<<<<
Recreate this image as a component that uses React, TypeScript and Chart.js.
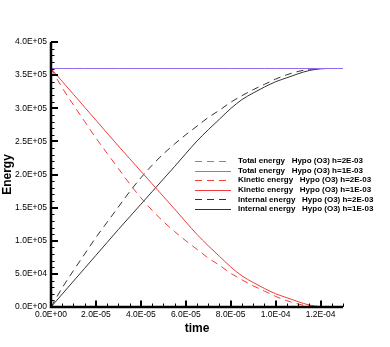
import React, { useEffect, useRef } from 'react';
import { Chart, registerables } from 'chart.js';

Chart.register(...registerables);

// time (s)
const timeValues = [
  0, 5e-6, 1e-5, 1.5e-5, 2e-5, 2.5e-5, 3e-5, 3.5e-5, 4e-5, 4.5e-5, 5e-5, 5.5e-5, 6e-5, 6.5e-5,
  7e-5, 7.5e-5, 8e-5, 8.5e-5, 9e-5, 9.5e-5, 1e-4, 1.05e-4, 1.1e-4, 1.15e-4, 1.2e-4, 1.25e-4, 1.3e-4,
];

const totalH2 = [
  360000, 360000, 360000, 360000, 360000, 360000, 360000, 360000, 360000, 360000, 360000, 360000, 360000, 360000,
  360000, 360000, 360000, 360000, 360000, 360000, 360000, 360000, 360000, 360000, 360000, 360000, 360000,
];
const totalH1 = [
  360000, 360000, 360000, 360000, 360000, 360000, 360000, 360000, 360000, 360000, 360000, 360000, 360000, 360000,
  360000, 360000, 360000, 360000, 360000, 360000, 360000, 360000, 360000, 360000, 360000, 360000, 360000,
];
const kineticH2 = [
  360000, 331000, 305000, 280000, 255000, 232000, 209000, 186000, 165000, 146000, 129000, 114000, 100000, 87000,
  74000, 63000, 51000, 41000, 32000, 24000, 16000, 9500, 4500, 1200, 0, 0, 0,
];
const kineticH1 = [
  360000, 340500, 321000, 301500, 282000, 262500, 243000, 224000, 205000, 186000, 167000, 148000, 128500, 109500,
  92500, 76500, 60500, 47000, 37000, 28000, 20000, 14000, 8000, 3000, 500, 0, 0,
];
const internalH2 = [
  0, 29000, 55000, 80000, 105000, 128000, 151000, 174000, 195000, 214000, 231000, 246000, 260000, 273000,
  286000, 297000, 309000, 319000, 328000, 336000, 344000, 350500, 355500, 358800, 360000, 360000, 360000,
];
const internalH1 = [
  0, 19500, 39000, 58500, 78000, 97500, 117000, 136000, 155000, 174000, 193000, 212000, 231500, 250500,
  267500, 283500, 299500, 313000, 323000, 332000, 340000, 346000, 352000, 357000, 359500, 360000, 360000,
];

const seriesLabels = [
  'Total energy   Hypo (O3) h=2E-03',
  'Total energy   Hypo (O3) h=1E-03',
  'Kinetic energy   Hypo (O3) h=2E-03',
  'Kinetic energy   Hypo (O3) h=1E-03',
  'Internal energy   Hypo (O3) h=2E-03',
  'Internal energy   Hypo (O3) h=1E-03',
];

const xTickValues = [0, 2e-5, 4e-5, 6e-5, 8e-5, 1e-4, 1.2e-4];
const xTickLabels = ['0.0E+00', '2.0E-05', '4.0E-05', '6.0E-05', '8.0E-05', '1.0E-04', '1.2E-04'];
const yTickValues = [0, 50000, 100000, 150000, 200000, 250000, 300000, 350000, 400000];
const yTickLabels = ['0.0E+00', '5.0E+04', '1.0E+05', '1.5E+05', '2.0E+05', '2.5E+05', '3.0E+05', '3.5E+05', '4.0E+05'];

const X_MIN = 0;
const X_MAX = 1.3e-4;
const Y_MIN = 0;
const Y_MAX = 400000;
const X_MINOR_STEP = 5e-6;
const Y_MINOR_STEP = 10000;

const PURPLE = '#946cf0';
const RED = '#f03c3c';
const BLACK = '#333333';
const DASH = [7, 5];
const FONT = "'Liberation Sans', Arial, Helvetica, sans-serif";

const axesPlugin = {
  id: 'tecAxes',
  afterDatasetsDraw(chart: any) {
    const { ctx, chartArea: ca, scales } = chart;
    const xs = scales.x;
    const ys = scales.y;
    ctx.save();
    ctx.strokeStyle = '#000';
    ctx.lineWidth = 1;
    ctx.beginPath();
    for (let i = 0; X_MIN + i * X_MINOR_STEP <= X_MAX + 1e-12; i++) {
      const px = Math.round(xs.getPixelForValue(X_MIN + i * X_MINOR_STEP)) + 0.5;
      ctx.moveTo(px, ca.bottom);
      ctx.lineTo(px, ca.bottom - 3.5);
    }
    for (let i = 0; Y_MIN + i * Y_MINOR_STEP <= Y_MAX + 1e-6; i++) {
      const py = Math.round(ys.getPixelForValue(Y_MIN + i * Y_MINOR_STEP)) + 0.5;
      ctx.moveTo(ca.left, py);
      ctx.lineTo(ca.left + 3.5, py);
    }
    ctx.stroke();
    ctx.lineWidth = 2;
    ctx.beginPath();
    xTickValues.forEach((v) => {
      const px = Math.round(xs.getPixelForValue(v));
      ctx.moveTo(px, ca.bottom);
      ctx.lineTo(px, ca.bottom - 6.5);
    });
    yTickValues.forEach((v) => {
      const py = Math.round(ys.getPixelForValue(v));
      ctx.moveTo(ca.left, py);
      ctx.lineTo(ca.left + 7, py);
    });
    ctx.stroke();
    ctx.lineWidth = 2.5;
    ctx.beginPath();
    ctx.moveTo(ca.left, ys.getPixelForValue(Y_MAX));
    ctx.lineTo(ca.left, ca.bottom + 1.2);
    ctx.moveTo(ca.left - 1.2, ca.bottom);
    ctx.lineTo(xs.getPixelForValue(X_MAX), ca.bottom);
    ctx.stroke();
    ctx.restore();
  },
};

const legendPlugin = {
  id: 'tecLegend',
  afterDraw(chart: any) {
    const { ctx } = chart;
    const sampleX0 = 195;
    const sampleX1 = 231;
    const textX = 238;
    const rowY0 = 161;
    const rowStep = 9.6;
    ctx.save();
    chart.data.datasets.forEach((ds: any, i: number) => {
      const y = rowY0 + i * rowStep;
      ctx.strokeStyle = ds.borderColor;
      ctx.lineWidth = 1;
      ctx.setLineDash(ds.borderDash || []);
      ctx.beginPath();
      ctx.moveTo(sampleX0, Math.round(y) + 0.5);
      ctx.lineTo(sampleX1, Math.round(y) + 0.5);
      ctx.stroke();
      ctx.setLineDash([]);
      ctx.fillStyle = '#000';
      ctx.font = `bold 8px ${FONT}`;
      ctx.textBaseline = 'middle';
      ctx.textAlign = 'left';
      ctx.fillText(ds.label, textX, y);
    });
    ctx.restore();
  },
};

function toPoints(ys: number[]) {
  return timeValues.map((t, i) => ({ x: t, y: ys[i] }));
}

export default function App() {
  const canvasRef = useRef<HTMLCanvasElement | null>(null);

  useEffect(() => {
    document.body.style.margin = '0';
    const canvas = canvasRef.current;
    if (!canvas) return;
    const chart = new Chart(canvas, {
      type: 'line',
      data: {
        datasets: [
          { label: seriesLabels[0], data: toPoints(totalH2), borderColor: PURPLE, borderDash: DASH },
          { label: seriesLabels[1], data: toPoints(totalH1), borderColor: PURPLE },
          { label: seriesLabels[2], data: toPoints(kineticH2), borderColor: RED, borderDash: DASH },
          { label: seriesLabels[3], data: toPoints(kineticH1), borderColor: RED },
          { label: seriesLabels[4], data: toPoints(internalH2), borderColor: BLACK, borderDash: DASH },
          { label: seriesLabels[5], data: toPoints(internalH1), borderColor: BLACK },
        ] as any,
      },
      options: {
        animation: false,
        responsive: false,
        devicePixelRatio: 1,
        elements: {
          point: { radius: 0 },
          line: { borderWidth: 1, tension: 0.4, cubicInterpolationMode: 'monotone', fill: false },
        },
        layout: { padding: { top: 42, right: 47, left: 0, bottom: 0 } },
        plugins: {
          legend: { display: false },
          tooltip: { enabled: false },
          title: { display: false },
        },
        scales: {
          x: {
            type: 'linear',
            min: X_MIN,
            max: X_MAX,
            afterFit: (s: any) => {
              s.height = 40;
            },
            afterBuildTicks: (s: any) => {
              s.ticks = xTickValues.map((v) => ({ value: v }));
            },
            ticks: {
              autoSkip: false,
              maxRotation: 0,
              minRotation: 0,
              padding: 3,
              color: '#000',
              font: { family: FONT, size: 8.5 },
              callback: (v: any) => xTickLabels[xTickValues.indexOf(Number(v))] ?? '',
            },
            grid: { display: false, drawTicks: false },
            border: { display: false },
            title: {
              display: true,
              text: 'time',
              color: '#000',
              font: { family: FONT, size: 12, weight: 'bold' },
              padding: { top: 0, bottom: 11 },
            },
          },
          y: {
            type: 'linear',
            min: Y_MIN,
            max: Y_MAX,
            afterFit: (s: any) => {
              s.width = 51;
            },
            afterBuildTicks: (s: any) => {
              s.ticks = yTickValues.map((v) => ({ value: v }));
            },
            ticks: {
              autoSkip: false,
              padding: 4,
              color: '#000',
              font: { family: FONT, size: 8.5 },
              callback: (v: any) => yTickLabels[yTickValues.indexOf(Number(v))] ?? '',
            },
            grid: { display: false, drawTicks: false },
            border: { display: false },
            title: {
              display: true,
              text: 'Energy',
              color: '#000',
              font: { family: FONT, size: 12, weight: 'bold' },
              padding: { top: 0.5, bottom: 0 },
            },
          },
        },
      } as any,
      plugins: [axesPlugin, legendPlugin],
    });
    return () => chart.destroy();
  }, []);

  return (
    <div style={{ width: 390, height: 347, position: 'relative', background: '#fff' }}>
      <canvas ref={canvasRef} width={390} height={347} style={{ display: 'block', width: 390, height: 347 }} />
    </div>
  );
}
>>>>
**SET EXERCISE**.
Please extract exactly the lines of the data, from the first through the line containing "Chart.register(...registerables);", and add no pictures to the copy.

**COMPLETE ANSWER**.
Recreate this image as a component that uses React, TypeScript and Chart.js.
import React, { useEffect, useRef } from 'react';
import { Chart, registerables } from 'chart.js';

Chart.register(...registerables);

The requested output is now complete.